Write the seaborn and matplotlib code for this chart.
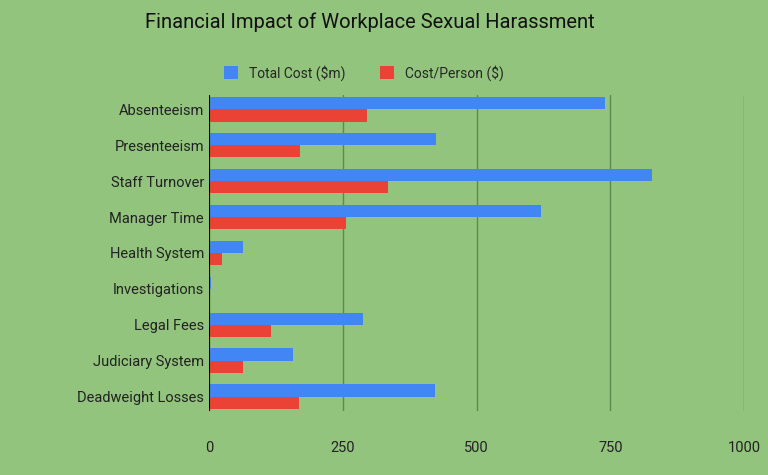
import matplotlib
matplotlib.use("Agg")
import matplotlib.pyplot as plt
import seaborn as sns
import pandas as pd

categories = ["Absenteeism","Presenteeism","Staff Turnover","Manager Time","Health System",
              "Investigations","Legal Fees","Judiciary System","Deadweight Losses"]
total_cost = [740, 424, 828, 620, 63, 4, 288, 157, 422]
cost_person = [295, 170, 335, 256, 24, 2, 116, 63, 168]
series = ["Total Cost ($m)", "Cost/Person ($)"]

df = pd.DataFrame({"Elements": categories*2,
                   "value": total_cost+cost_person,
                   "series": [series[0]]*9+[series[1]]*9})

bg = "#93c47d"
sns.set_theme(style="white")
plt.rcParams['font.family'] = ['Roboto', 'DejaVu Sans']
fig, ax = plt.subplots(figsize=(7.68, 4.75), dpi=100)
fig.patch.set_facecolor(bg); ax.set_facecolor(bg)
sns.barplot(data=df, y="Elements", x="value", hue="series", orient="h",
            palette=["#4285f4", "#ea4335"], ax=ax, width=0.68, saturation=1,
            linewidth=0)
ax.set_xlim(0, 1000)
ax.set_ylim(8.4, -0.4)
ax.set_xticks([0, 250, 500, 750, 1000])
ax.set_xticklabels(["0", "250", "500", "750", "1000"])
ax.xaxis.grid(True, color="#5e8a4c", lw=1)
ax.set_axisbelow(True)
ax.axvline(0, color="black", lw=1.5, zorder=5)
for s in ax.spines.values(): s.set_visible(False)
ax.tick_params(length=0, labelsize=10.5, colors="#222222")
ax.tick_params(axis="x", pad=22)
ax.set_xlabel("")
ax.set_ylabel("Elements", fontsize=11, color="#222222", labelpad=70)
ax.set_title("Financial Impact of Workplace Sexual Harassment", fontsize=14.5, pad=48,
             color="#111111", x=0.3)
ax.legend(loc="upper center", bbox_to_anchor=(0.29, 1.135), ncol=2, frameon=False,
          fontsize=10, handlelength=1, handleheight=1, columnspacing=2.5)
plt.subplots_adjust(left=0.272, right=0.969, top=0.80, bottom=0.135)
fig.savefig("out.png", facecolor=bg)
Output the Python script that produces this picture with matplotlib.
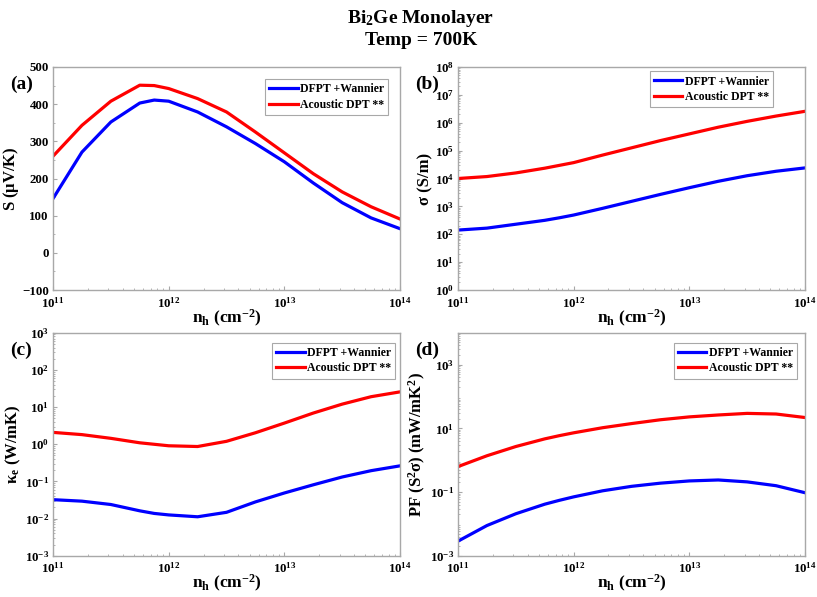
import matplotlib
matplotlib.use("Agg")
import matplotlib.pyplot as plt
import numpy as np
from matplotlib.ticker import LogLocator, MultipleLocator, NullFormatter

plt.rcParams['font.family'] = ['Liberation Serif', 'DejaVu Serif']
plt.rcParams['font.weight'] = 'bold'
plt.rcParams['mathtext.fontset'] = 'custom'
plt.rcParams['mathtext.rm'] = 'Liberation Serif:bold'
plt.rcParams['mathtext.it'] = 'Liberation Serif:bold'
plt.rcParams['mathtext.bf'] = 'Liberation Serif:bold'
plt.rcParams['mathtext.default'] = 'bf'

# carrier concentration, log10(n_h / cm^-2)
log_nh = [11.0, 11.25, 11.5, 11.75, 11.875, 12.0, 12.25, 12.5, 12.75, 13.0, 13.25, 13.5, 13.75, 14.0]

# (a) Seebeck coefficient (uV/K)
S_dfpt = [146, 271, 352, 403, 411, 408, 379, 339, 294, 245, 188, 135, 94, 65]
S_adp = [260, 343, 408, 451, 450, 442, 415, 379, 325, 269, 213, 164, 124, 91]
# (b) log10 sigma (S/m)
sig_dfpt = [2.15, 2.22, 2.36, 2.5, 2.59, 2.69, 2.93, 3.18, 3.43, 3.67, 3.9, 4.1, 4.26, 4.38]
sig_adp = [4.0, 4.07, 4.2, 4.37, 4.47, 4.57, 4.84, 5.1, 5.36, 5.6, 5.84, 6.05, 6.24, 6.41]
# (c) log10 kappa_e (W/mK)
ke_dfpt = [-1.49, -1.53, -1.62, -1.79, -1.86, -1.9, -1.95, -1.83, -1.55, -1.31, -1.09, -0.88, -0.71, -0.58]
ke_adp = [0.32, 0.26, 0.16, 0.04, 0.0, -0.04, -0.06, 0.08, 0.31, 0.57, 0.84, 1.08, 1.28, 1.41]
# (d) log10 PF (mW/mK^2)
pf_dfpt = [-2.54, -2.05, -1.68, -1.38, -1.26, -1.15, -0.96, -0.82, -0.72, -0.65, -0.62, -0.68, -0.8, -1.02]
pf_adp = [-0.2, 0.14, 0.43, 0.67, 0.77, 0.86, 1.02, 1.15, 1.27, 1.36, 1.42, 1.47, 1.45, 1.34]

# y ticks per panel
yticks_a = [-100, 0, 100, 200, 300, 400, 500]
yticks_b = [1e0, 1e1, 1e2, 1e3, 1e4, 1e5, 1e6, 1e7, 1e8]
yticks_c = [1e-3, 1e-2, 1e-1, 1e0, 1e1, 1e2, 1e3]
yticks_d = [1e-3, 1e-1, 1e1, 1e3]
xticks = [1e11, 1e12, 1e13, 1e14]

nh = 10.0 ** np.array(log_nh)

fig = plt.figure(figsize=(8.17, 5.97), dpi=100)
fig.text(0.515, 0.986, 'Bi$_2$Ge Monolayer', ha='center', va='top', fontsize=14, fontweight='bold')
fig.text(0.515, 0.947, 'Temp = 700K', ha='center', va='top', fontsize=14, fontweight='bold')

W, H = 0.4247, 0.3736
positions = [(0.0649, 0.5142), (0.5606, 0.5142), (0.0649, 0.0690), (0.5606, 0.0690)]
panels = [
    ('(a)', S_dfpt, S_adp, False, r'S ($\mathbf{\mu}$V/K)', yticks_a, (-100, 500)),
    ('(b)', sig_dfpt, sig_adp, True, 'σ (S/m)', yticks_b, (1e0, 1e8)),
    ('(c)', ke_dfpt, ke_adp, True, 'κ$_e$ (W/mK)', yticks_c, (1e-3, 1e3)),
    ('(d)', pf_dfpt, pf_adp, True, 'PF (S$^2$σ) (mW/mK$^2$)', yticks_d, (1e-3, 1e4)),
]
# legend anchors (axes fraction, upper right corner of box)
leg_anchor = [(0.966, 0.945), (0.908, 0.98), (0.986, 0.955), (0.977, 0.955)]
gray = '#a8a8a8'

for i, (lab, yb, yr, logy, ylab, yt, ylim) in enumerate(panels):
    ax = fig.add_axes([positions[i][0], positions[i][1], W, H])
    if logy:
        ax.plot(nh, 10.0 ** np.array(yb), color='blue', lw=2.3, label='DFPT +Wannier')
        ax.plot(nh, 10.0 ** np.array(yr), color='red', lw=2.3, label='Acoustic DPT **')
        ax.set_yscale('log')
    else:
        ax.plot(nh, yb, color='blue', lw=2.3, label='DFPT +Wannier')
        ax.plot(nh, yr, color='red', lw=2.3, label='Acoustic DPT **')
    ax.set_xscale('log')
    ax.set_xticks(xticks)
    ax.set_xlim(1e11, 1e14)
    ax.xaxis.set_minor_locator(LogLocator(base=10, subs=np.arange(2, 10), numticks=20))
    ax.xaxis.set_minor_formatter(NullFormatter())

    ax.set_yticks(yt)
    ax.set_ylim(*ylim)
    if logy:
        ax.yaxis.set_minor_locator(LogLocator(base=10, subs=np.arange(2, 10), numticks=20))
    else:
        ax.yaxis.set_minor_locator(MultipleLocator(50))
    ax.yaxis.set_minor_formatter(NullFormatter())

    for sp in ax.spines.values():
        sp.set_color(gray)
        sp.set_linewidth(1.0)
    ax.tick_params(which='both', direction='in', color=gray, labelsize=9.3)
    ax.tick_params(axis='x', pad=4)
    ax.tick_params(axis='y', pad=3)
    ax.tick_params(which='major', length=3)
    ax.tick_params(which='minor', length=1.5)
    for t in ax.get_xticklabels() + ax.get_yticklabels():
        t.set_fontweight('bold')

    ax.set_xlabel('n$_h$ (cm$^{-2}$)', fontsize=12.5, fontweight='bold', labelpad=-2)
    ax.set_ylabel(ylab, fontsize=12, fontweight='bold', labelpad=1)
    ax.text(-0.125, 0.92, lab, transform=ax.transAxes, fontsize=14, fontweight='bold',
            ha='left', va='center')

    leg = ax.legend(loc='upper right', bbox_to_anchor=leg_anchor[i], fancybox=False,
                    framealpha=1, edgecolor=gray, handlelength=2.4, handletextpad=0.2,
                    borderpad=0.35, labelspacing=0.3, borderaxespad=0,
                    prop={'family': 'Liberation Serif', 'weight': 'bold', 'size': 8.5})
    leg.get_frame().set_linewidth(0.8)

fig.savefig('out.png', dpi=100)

====

» What you should do
Everything from the line with "Output the Python" down to the line with "from matplotlib.ticker import" in the data above should be copied exactly, with both end lines kept and the pictures left out.

» Output
Output the Python script that produces this picture with matplotlib.
import matplotlib
matplotlib.use("Agg")
import matplotlib.pyplot as plt
import numpy as np
from matplotlib.ticker import LogLocator, MultipleLocator, NullFormatter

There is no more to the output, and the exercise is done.